(2èmeépisode) : La guérison du mourant.
Nous avons fait récemment la connaissance de Laramée, cet ancien soldat démobilisé et celle de son compagnon de route dont nous ne connaissons pas vraiment l’identité. Les deux compères avaient décidé de faire la route de concert. Comme le compagnon de Laramée était quelque peu sorcier, sinon plus – nous n’en savons rien – il avait commencé par un miracle : Il avait fait la récolte d’un champ de mapinm pour venir en aide à des gens car la pluie arrivait qui risquait de réduire leur récolte à néant.
Il y avait une fois un monsieur Le Foie qui mangea son foie avec un grain de sel.

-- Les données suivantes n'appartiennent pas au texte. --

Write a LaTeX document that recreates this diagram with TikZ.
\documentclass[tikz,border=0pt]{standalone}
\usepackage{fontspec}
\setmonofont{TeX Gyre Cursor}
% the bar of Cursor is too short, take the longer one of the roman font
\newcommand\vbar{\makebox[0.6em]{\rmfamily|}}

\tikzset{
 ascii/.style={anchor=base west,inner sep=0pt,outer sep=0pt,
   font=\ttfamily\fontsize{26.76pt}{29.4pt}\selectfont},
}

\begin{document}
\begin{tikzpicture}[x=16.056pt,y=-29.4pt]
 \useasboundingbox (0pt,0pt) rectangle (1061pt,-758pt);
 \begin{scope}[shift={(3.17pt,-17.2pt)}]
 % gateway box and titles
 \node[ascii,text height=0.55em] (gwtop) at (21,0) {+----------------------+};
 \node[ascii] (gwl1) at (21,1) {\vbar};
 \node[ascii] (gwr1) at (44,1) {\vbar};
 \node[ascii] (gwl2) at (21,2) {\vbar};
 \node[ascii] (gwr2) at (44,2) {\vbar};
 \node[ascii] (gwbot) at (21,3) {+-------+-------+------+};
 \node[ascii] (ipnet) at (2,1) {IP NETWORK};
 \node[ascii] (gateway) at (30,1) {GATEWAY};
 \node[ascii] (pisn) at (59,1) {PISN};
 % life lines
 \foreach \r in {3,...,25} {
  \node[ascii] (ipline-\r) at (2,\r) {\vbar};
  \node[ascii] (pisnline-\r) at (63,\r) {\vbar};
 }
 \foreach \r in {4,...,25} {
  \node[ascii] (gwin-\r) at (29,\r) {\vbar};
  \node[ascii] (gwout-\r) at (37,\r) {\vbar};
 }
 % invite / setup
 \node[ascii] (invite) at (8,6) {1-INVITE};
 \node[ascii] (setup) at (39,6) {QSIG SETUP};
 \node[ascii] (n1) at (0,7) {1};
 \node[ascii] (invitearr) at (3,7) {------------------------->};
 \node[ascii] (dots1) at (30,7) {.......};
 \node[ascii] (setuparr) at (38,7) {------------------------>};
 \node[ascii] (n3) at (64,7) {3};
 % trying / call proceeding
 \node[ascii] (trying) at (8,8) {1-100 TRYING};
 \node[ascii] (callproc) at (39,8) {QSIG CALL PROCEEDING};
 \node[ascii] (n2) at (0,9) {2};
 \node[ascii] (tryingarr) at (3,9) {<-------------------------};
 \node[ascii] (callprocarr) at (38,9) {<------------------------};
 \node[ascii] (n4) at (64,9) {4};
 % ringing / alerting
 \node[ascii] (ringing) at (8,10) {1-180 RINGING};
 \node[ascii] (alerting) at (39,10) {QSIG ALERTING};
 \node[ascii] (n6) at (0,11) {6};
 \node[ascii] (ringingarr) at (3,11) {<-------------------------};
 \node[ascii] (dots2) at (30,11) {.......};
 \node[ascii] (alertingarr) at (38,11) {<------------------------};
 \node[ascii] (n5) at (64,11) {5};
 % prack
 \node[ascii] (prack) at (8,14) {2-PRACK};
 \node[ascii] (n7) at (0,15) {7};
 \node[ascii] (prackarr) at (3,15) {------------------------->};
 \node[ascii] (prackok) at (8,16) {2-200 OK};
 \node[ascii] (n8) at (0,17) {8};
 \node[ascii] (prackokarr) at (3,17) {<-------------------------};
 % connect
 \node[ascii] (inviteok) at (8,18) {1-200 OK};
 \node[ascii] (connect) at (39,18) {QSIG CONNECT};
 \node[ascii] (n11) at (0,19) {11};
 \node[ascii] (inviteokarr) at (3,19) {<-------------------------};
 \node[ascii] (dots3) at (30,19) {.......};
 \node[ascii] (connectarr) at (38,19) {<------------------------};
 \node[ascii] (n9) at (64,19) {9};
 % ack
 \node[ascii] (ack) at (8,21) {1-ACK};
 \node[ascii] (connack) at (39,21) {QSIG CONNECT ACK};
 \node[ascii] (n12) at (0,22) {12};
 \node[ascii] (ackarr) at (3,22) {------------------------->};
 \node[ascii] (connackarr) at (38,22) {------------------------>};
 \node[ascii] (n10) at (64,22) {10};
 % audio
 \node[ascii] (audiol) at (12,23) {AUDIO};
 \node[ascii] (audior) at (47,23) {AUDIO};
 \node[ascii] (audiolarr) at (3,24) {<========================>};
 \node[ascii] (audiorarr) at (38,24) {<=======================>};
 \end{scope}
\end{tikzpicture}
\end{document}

Nos deux compères avaient donc repris leur route. Ils marchaient et marchaient encore, qu’il pleuve, que le soleil brille ou qu’il vente. On aurait dit que rien ne pouvait les arrêter. Laramée trouvait cela un peu étrange, mais vous savez, quand on a fait l’armée, il n’y a plus grand chose qui puisse vraiment vous étonner. Il pensait seulement que son compagnon devait savoir où il allait. Et pour l’heure il voyait bien que celui-ci continuait à avancer.
À force de marcher ils finirent par arriver près d’une maison : certes ce n’était pas le palais d’un roi, mais c’était assurément la maison d’une famille qui avait quelques moyens. De cette maison parvenaient des pleurs et des lamentations. C’était à vous fendre le cœur ! Les deux compères se demandaient ce qui avait pu se passer pour que ces gens soient si malheureux. C’est alors qu’ils aperçurent un homme qui donnait l’impression d’être raisonnable, un homme solide, avec qui on pouvait discuter, alors qu’il n’était pas question de parler aux autres qui semblaient être dans le brouillard et, disons le tout net, qu’ils avaient apparemment perdu la raison.
Le compagnon de Laramée s’adressa à cet homme : « Monsieur je vois bien que vous êtes tous accablés de chagrin. Que s’est-il donc passé ? » L’homme répondit alors : « Notre papa va bientôt mourir. Une affreuse maladie est sur le point de l’emporter dans l’au-delà. Il râle déjà ! » Le compagnon de Laramée dit alors : « Je veux bien essayer de guérir votre père étant donné que je possède un don ! »…
Qui ne sait qu’en pareille situation l’on est prêt à faire confiance au premier venu ? L’homme lui donna donc son accord…
Kriké, monsieur, kraké madame, le coton (1) de maïs coule et la pierre flotte !
L’homme conduisit nos amis dans une chambre où un vieillard attendait sa dernière heure. Le compagnon de Laramée demanda alors qu’on lui apporte un tonneau, une hache, du sel et de l’eau et prévint l’assistance qu’il ne fallait pas l’interrompre dans son intervention, qui risquerait alors de ne pas réussir. Il ordonna ensuite à Laramée de couper le malade en morceaux, de placer ceux-ci dans le tonneau, d’y ajouter du sel, une bonne quantité d’eau et de reclouer le couvercle.
La famille commençait à être tracassée… Quoi de plus normal ? Laramée, lui, cherchait du regard une sortie propice à la fuite au cas où l’opération raterait. Son compagnon signifia à l’assistance de se taire, fit quelques gestes cabalistiques et ordonna à Laramée de déclouer le couvercle du tonneau.
Et voilà qu’un homme, jeune, costaud, en bonne santé et j’en passe, sortit du tonneau, reprit la place de chef, car il était effectivement le chef de famille.
Tous les assistants se réjouirent et demandèrent aux deux étrangers ce qu’on leur devait. Le compère de Laramée leur répondit alors : « Nous ne voulons pas être payés ; nous voulons seulement deux sous. Un sou pour moi et un sou pour Laramée ». Le sang de celui-ci ne fit qu’un tour. Il pensait, en effet, que c’était l’occasion ou jamais d’avoir une bonne somme et cet autre imbécile qui ne demandait que deux sous !…
Une fois pour une bonne fois, Monsieur Le Foie mangea son foie avec un grain de sel. Si cette histoire n’est pas vraie, ce n’est pas de ma faute à moi !
À suivre…
Traduction DPR974.
Illustrations Huguette Payet.
Note :
1) En français : la rafle ; en créole : le « coton » de maïs, partie centrale de l’épi de maïs sur laquelle sont fixés les grains.